- Court: Court of Appeal of England and Wales
- Citation: [2000] 2 BCLC 438

Keywords
- Insolvency, voidable transaction

= R v McCredie =

2000 UK insolvency law case

R v McCredie [2000] 2 BCLC 438 is a UK insolvency law case, concerning voidable transactions.

==Facts==
Mr McCredie and Mr F were convicted of holding directorships of a company trading under a prohibited name, contrary to the Insolvency Act 1986 section 216(3) and failure to deliver company books to the liquidator contrary to section 208(1)(c). McCredie was further convicted of removing company property fraudulently, contrary to section 206(2) and section 209(1)(b) and F was convicted of failing to deliver company property to the liquidator, contrary to section 208(1)(b).
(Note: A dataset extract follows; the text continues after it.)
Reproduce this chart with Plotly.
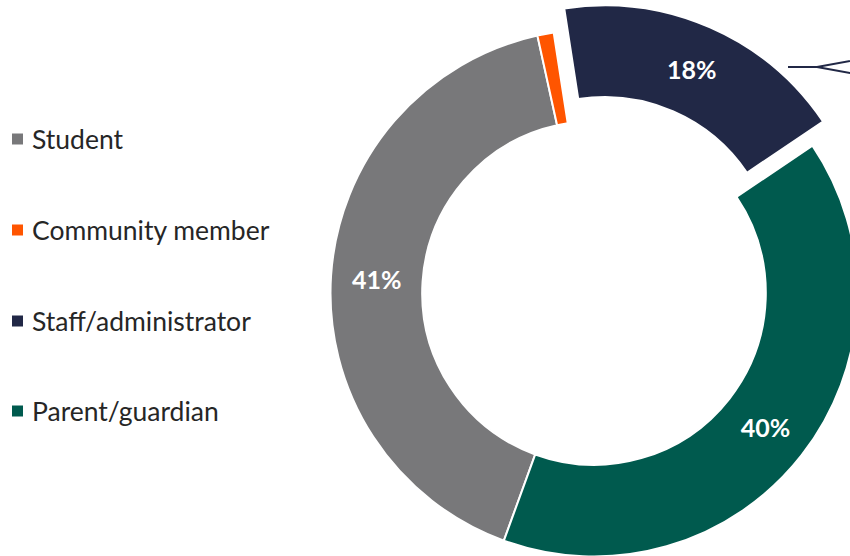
import plotly.graph_objects as go

# ---- data ----
labels = ["Student", "Community member", "Staff/administrator", "Parent/guardian"]
values = [41, 1, 18, 40]
text_labels = ["41%", "", "18%", "40%"]
colors = ["#78787a", "#ff5500", "#212846", "#005a4e"]
pulls = [0, 0, 0.10, 0]

# ---- canvas (larger than the window; extra area is clipped) ----
W, H = 900, 620
VIEW_W, VIEW_H = 850, 556

def px(x):
    return x / W

def py(y):
    return (H - y) / H

cx, cy, R = 594, 293, 263.5
half = R * (1 + max(pulls))

fig = go.Figure()
fig.add_trace(go.Pie(
    labels=labels,
    values=values,
    text=text_labels,
    textinfo="text",
    textposition="inside",
    insidetextorientation="horizontal",
    textfont=dict(family="Lato", size=25, color="white", weight="bold"),
    marker=dict(colors=colors, line=dict(color="white", width=2)),
    pull=pulls,
    hole=0.652,
    sort=False,
    direction="clockwise",
    rotation=200,
    showlegend=False,
    hoverinfo="label+percent",
    domain=dict(x=[px(cx - half), px(cx + half)], y=[py(cy + half), py(cy - half)]),
))

# ---- manual legend (spaced like the reference) ----
shapes = []
annotations = []
legend_y = [139, 230, 321, 411]
for lab, col, yy in zip(labels, colors, legend_y):
    shapes.append(dict(type="rect", xref="paper", yref="paper",
                       x0=px(12), x1=px(23), y0=py(yy + 5.5), y1=py(yy - 5.5),
                       fillcolor=col, line=dict(width=0)))
    annotations.append(dict(text=lab, xref="paper", yref="paper",
                            x=px(30), y=py(yy), xanchor="left", yanchor="middle",
                            showarrow=False,
                            font=dict(family="Lato", size=26.5, color="#262626")))

# ---- leader line at top right ----
shapes.append(dict(type="path", xref="paper", yref="paper",
                   path=f"M {px(788)} {py(67)} L {px(817)} {py(67)} L {px(900)} {py(52)} "
                        f"M {px(817)} {py(67)} L {px(900)} {py(82)}",
                   line=dict(color="#212846", width=2)))

fig.update_layout(
    width=W, height=H,
    margin=dict(l=0, r=0, t=0, b=0),
    paper_bgcolor="white",
    plot_bgcolor="white",
    shapes=shapes,
    annotations=annotations,
)

post = (
    "var gd=document.getElementById('{plot_id}');"
    f"gd.parentElement.style.cssText='width:{VIEW_W}px;height:{VIEW_H}px;overflow:hidden;';"
    "document.body.style.margin='0';document.body.style.overflow='hidden';"
    "document.documentElement.style.overflow='hidden';"
)
fig.write_html("out.html", post_script=post, config={"displayModeBar": False})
McCredie and F were disqualified for five and three years respectively, F was ordered to pay £3,000 to the liquidator and they were ordered to serve 180 hours and 100 hours community service respectively. McCredie and F appealed, contending that the jury had been misdirected.

==Judgment==
The Court of Appeal held, dismissing the appeals, that company directors owed a continuing duty to produce to the liquidator all company books, property and assets and were not entitled to wait for a request from the liquidator before their production. That duty of cooperation with the liquidator further extended to the voluntary offering of information relating to the company on an ongoing basis. In the instant case, the judge had erred by failing to obtain the agreement of counsel before distributing a detailed chronology to the jury but the point had not been taken and there was no misdirection capable of affecting the safety of the convictions.